Comma Separated Value files are one of the most common ways of passing around data, while there is an RFC describing that format, it is extremely fuzzy, and there are many subtle variants of the format, and many people get them wrong, simply assuming they can join the values with comma characters and lines with carriage returns, maybe adding quotes around each record; this is bound to fail, as textual data typically contains quotes, commas, and carriage returns. So we get numerous bugs because some program does not properly escape characters, or some other does not properly decode escape characters.
The big irony of the situation is that the venerable ASCII code contains characters design to solve that exact problem
0x36 (record separator) and
0x35 (group separator). These characters are never used in textual data (and should be removed if they are), so building and decoding a file using those control characters would be much easier and more robust.

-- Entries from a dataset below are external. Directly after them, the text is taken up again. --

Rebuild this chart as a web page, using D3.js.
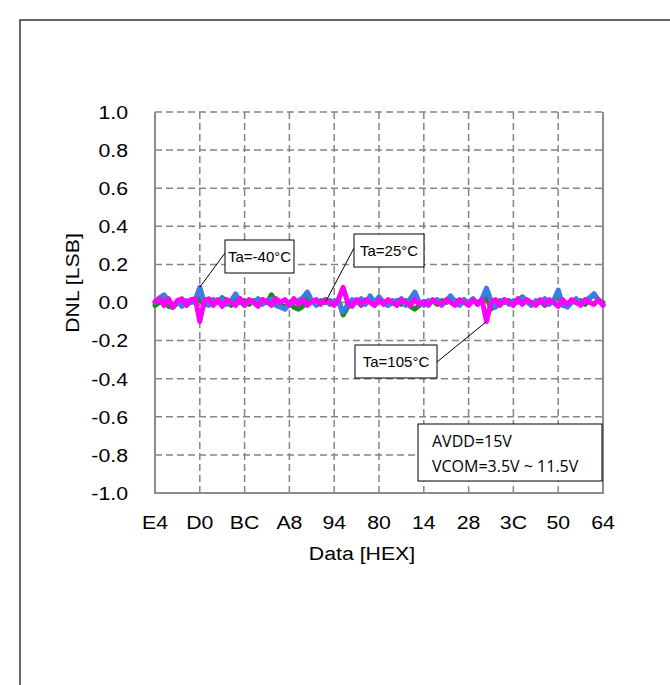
<!DOCTYPE html>
<html>
<head>
<meta charset="utf-8">
<script src="https://cdn.jsdelivr.net/npm/d3@7"></script>
<style>
  body {margin:0; background:#fff;}
  svg {display:block; font-family:"Liberation Sans", Arial, sans-serif;}
</style>
</head>
<body>
<svg id="chart" width="670" height="685"></svg>
<script>
/*** Data ***/
// x axis tick labels (hex codes), one per 10 samples
const xLabels = ["E4","D0","BC","A8","94","80","14","28","3C","50","64"]
const yTicks  = [-1.0,-0.8,-0.6,-0.4,-0.2,0.0,0.2,0.4,0.6,0.8,1.0]

// DNL per sample (2 codes per sample)
const dnlM40 = [0.00,0.025,0.04,0.01,-0.015,0.005,-0.02,0.01,0.00,0.015,
  0.08,0.00,-0.015,0.01,0.00,0.02,-0.01,0.01,0.045,0.005,
  -0.015,0.01,0.00,0.02,-0.01,0.01,0.02,-0.015,-0.025,-0.035,
  -0.01,0.005,0.01,0.025,0.055,0.01,-0.015,0.00,0.015,-0.01,
  0.01,0.00,-0.05,-0.01,0.015,0.00,0.02,-0.01,0.035,0.00,
  0.03,0.00,-0.015,0.01,0.00,0.02,-0.015,0.02,0.055,0.00,
  -0.015,0.01,0.005,0.015,-0.015,0.01,0.035,0.00,-0.015,0.01,
  0.00,0.02,-0.01,0.02,0.075,0.01,-0.025,0.00,0.015,-0.01,
  0.01,0.00,0.025,0.01,-0.015,0.01,0.00,0.02,-0.01,0.01,
  0.065,-0.01,-0.025,0.00,0.02,-0.01,0.01,0.025,0.045,0.01,-0.01]

const dnl25 = [-0.015,0.00,0.02,-0.02,-0.025,0.00,0.01,-0.015,0.005,0.00,
  0.02,-0.015,0.00,0.015,0.00,0.025,0.005,-0.015,0.02,0.00,
  0.01,-0.01,0.01,0.00,0.015,0.00,0.04,0.00,-0.015,-0.025,
  0.00,-0.025,-0.035,-0.02,0.02,0.01,-0.01,0.01,0.00,0.01,
  -0.01,0.01,-0.065,-0.025,0.00,0.01,-0.015,0.005,0.02,-0.015,
  0.02,0.005,-0.015,0.00,0.01,-0.01,0.01,-0.02,-0.035,-0.015,
  0.005,0.00,0.01,-0.01,0.01,0.00,0.02,0.01,0.00,0.015,
  -0.01,0.01,0.00,0.01,0.03,-0.035,-0.015,0.01,0.00,0.01,
  -0.01,0.01,0.03,0.005,-0.015,0.00,0.01,-0.015,0.00,0.01,
  0.035,-0.015,-0.01,0.01,0.00,0.01,-0.01,0.02,0.045,0.01,0.00]

const dnl105 = [0.005,0.02,-0.015,0.02,-0.025,0.01,0.02,-0.015,0.015,0.02,
  -0.10,0.01,0.02,-0.015,0.015,-0.02,0.015,0.00,-0.015,0.02,
  -0.015,0.015,0.00,-0.02,0.015,0.005,-0.015,0.02,0.00,0.015,
  -0.015,0.02,-0.01,0.015,-0.015,0.005,0.015,-0.01,0.015,0.00,
  -0.015,0.02,0.08,0.00,-0.02,0.015,-0.01,0.015,0.00,-0.015,
  0.015,-0.01,0.015,0.00,-0.015,0.015,0.00,-0.015,0.015,-0.01,
  0.005,-0.015,0.015,0.00,-0.01,0.015,0.00,-0.015,0.015,0.00,
  -0.015,0.015,-0.01,0.015,-0.10,0.00,0.015,-0.015,0.015,0.00,
  -0.015,0.02,-0.01,0.015,0.00,-0.015,0.015,-0.01,0.015,0.00,
  -0.02,0.015,-0.01,0.015,0.00,-0.015,0.015,0.00,-0.01,0.015,-0.015]

const seriesNames  = ["Ta=25°C","Ta=-40°C","Ta=105°C"]
const seriesColors = ["#1b8a1b","#3b7de3","#ff00ff"]

/*** Layout ***/
const L = 155, R = 603, T = 112, B = 493
const FS = 19, SX = 1.12   // axis text size, horizontal stretch
const svg = d3.select("#chart")

const x = d3.scaleLinear().domain([0, dnl25.length - 1]).range([L, R])
const xCat = d3.scalePoint().domain(xLabels).range([L, R])
const y = d3.scaleLinear().domain([-1, 1]).range([B, T])

// outer frame
svg.append("rect")
   .attr("x", 20).attr("y", 20)
   .attr("width", 700).attr("height", 700)
   .attr("fill", "none").attr("stroke", "#000").attr("stroke-width", 1.2)

// grid
const grid = svg.append("g").attr("class", "grid")
grid.selectAll("line.h")
    .data(yTicks)
    .enter().append("line")
    .attr("x1", L).attr("x2", R)
    .attr("y1", d => y(d)).attr("y2", d => y(d))
    .attr("stroke", "#858585").attr("stroke-width", 1.5)
    .attr("stroke-dasharray", "7,4")
grid.selectAll("line.v")
    .data(xLabels.slice(1))
    .enter().append("line")
    .attr("x1", d => xCat(d)).attr("x2", d => xCat(d))
    .attr("y1", T).attr("y2", B)
    .attr("stroke", "#858585").attr("stroke-width", 1.5)
    .attr("stroke-dasharray", "7,4")

// axes frame lines
svg.append("path")
   .attr("d", `M${L},${T}V${B}H${R}V${T}`)
   .attr("fill", "none").attr("stroke", "#8c8c8c").attr("stroke-width", 2)

// tick labels (stretched a little, like the original)
const fmt = d => d3.format(".1f")(d).replace("\u2212", "-")
svg.append("g").selectAll("text")
   .data(yTicks)
   .enter().append("text")
   .attr("transform", d => `translate(128,${y(d)}) scale(${SX},1)`)
   .attr("dy", "0.36em").attr("text-anchor", "end").attr("font-size", FS)
   .text(fmt)
svg.append("g").selectAll("text")
   .data(xLabels)
   .enter().append("text")
   .attr("transform", d => `translate(${xCat(d)},528.5) scale(${SX},1)`)
   .attr("text-anchor", "middle").attr("font-size", FS)
   .text(d => d)

svg.append("text")
   .attr("transform", `translate(362,560) scale(${SX},1)`)
   .attr("text-anchor", "middle").attr("font-size", FS)
   .text("Data [HEX]")
svg.append("text")
   .attr("transform", `translate(79,283) rotate(-90) scale(${SX},1)`)
   .attr("text-anchor", "middle").attr("font-size", FS)
   .text("DNL [LSB]")

// curves
const line = d3.line().x((d, i) => x(i)).y(d => y(d))
const curves = [dnl25, dnlM40, dnl105]
svg.append("g").selectAll("path")
   .data(curves)
   .enter().append("path")
   .attr("d", line)
   .attr("fill", "none")
   .attr("stroke", (d, i) => seriesColors[i])
   .attr("stroke-width", 5)
   .attr("stroke-linejoin", "round")
   .attr("stroke-linecap", "round")

// callouts
const callouts = [
  {name: seriesNames[1], i: 10, bx: 225, by: 240, bw: 69, ax: 225, ay: 253, data: dnlM40},
  {name: seriesNames[0], i: 38, bx: 354, by: 234, bw: 70, ax: 354, ay: 248, data: dnl25},
  {name: seriesNames[2], i: 74, bx: 355, by: 345, bw: 82, ax: 437, ay: 362, data: dnl105}
]
const co = svg.append("g")
callouts.forEach(c => {
  co.append("line")
    .attr("x1", c.ax).attr("y1", c.ay)
    .attr("x2", x(c.i)).attr("y2", y(c.data[c.i]))
    .attr("stroke", "#000").attr("stroke-width", 1)
  co.append("rect")
    .attr("x", c.bx).attr("y", c.by).attr("width", c.bw).attr("height", 33)
    .attr("fill", "#fff").attr("stroke", "#000").attr("stroke-width", 1)
  co.append("text")
    .attr("x", c.bx + c.bw / 2).attr("y", c.by + 22)
    .attr("text-anchor", "middle").attr("font-size", 15)
    .text(c.name)
})

// condition box
svg.append("rect")
   .attr("x", 418).attr("y", 424).attr("width", 184).attr("height", 57)
   .attr("fill", "#fff").attr("stroke", "#000").attr("stroke-width", 1)
const cond = ["AVDD=15V", "VCOM=3.5V ~ 11.5V"]
svg.append("g").selectAll("text")
   .data(cond)
   .enter().append("text")
   .attr("x", 432).attr("y", (d, i) => 447 + i * 25)
   .attr("font-family", "Open Sans, sans-serif").attr("font-size", 16)
   .text(d => d)
</script>
</body>
</html>
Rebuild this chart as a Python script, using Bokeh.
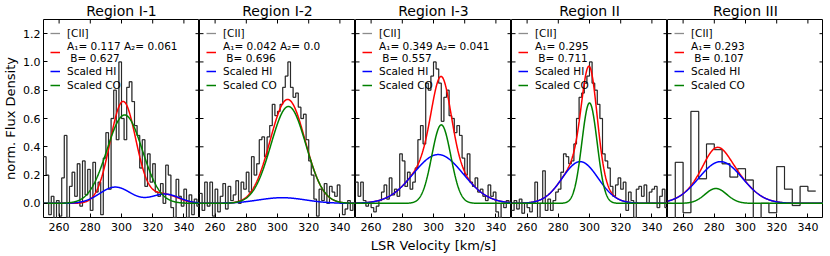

Why is this not happening? Text editors cannot properly handle those characters, and one of the legacies of Unix is that it is better to have a broken, brittle format that can be manipulated with a text editor than a well specified binary format. There is a certain irony of calling a file using ASCII control characters binary, but as they are not handled by text-editor, they are, for all intent and purposes, binary.
Some people will argue that XML is the solution – it really is not. Because first there is no standard XML format for passing around flat records, second because XML has the same escaping problem, the only difference is that the characters to escape are different…